Four and one half days of presentations, discussions, and hands-on exercises. Key topics are reinforced with lab exercises in which participants create, modify, debug, and run executable models using an executable modeling tool.

Outline

  1. What's Model-Driven Development (M am)
    • Three Meanings of "Model"
    • Defining the Language of a Domain
    • Overview of Executable UML
    • MDA, SOA, and "the cloud"
    • Exercise: Read overview for the case study problem. Conduct requirements gathering sessions with the instructor playing the role of the domain expert.
  2. Process Models (M pm)
    • Actors, Activities, and Entities
    • Modeling Business Processes
    • Using Process Models to Start Other Models
    • Exercise: Create process models for the principal use cases
  3. Information Models (Tue)
    • Classes
    • Attributes
    • Association and Composition Relationships
    • Exercise 1: Define classes, attributes, and relationships based upon the process models and related information.
    • Data Types
    • Specialization and Generalization
    • Derived Values and Constraints
    • Static Testing
    • Exercise 2: Complete the information model and verify its correctness and completeness
  4. State Models (Wed)
    • Object Lifecycles
    • Components of a State Model
    • Exercise: Create a state model for a single object
    • Coordinated Lifecycles
    • Simulation Testing
    • Exercise: Create a coordinated state model and verify the correctness of those models by simulation
  5. Service Models (Thu am)
    • Summarizing Domain Capabilities
    • Documents and Operations
    • Web Service Technologies
    • Exercise: Identify the web services consumed by the domain.

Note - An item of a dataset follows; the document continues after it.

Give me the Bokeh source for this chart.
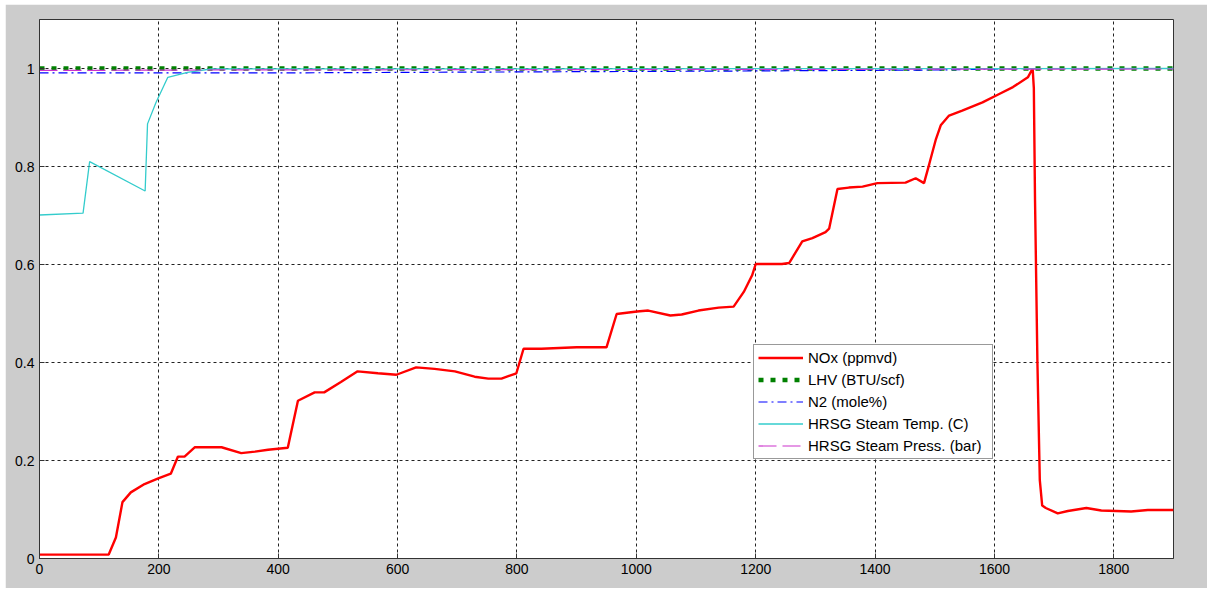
from bokeh.plotting import figure
from bokeh.models import Range1d, FixedTicker
from bokeh.embed import file_html
from bokeh.resources import INLINE

# ---- data (normalised values) ----
nox_x = [0, 116, 128, 139, 153, 176, 198, 220, 232, 243, 260, 305, 338, 361, 383, 416,
         433, 461, 477, 505, 533, 567, 598, 631, 662, 696, 729, 752, 774, 799, 811, 841,
         900, 950, 967, 1001, 1020, 1057, 1076, 1104, 1138, 1163, 1180, 1194, 1200, 1244,
         1256, 1278, 1295, 1317, 1323, 1337, 1356, 1379, 1404, 1451, 1468, 1482, 1491,
         1502, 1510, 1524, 1546, 1580, 1608, 1631, 1656, 1664, 1666, 1668, 1672, 1676,
         1680, 1686, 1706, 1723, 1754, 1779, 1829, 1857, 1900]
nox_y = [0.008, 0.008, 0.043, 0.115, 0.135, 0.152, 0.163, 0.173, 0.208, 0.208, 0.227, 0.227,
         0.215, 0.218, 0.222, 0.226, 0.322, 0.339, 0.339, 0.360, 0.382, 0.378, 0.375, 0.390,
         0.387, 0.382, 0.371, 0.367, 0.367, 0.378, 0.428, 0.428, 0.431, 0.431, 0.499, 0.504,
         0.506, 0.496, 0.498, 0.506, 0.512, 0.514, 0.544, 0.578, 0.601, 0.601, 0.603, 0.647,
         0.654, 0.666, 0.673, 0.754, 0.757, 0.759, 0.766, 0.767, 0.776, 0.766, 0.806, 0.856,
         0.884, 0.904, 0.914, 0.931, 0.948, 0.962, 0.982, 1.000, 0.960, 0.730, 0.400, 0.160,
         0.108, 0.103, 0.092, 0.097, 0.103, 0.098, 0.096, 0.099, 0.099]

lhv_x = [0, 1900]
lhv_y = [1.0, 1.0]

n2_x = [0, 400, 800, 1200, 1500, 1664, 1900]
n2_y = [0.991, 0.991, 0.993, 0.995, 0.997, 1.0, 1.0]

temp_x = [0, 73, 84, 177, 181, 195, 215, 248, 287, 1900]
temp_y = [0.701, 0.705, 0.810, 0.750, 0.887, 0.930, 0.982, 0.992, 0.999, 1.0]

press_x = [0, 300, 1000, 1900]
press_y = [0.996, 0.997, 0.998, 0.999]

x_ticks = [0, 200, 400, 600, 800, 1000, 1200, 1400, 1600, 1800]
y_ticks = [0, 0.2, 0.4, 0.6, 0.8, 1.0]

FONT = "Liberation Sans"

p = figure(width=1202, height=584, output_backend="svg", toolbar_location=None,
           x_range=Range1d(0, 1900), y_range=Range1d(0, 1.1),
           margin=(4, 0, 0, 5),
           min_border_left=34, min_border_right=34, min_border_top=15, min_border_bottom=30)

p.border_fill_color = "#cccccc"
p.background_fill_color = "white"
p.outline_line_color = "#333333"
p.outline_line_width = 1

p.xaxis.ticker = FixedTicker(ticks=x_ticks)
p.yaxis.ticker = FixedTicker(ticks=y_ticks)
p.yaxis.major_label_overrides = {0: "0", 1: "1"}

for ax in (p.xaxis[0], p.yaxis[0]):
    ax.major_tick_in = 5
    ax.major_tick_out = 0
    ax.minor_tick_line_color = None
    ax.axis_line_color = "#333333"
    ax.major_tick_line_color = "#333333"
    ax.major_label_text_font = FONT
    ax.major_label_text_font_size = "14px"
    ax.major_label_text_color = "black"
    ax.major_label_standoff = 5

for g in (p.xgrid[0], p.ygrid[0]):
    g.grid_line_color = "#222222"
    g.grid_line_dash = "3 3"
    g.grid_line_width = 1

p.line(nox_x, nox_y, color="#ff0000", line_width=2.4, legend_label="NOx (ppmvd)")
p.line(lhv_x, lhv_y, color="#008000", line_width=4.5, line_dash="5 7",
       legend_label="LHV (BTU/scf)")
p.line(n2_x, n2_y, color="#0000ff", line_width=1.2, line_dash="9 4 2 4",
       legend_label="N2 (mole%)")
p.line(temp_x, temp_y, color="#33cccc", line_width=1.3,
       legend_label="HRSG Steam Temp. (C)")
p.line(press_x, press_y, color="#cc33cc", line_width=1.2, line_dash="18 6",
       legend_label="HRSG Steam Press. (bar)")

lg = p.legend[0]
lg.location = (714, 99)
lg.glyph_width = 45
lg.glyph_height = 17
lg.label_height = 17
lg.label_width = 180
lg.spacing = 5
lg.padding = 4
lg.margin = 0
lg.label_standoff = 5
lg.label_text_font = FONT
lg.label_text_font_size = "15px"
lg.label_text_color = "black"
lg.border_line_color = "#333333"
lg.border_line_width = 1
lg.background_fill_color = "white"
lg.background_fill_alpha = 1

open("out.html", "w").write(file_html(p, INLINE))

Define the web services provided by the domain.
  6. Platform Models (Thu pm)
    • Subject Matter Partitioning
    • Modeling Supporting Domains
    • Modeling the Software Architecture
    • Defining Translation Schemes
    • Exercise: Identify generic utility domains that can be used to construct the case study. Define requirements on at least one such domain and model it.
  7. What's Next (Fri am)
    • Translation vs. Elaboration

Coordinated Coaching

In our experience, the Practitioner class is much more effective when it is coordinated with modeling work on an actual development project. Participants will have immediate opportunities to practice the skills they have learned under the guidance of the same consultant who taught their class. Having a coach to guide the team through the first few weeks can help the team overcome the obstacles that inevitably occur when adopting new practices.

We recommend a four-week schedule consisting of one week of practitioner training, followed by one week of structured consulting to start the project, a week to let the team work, and another week to follow up with the team.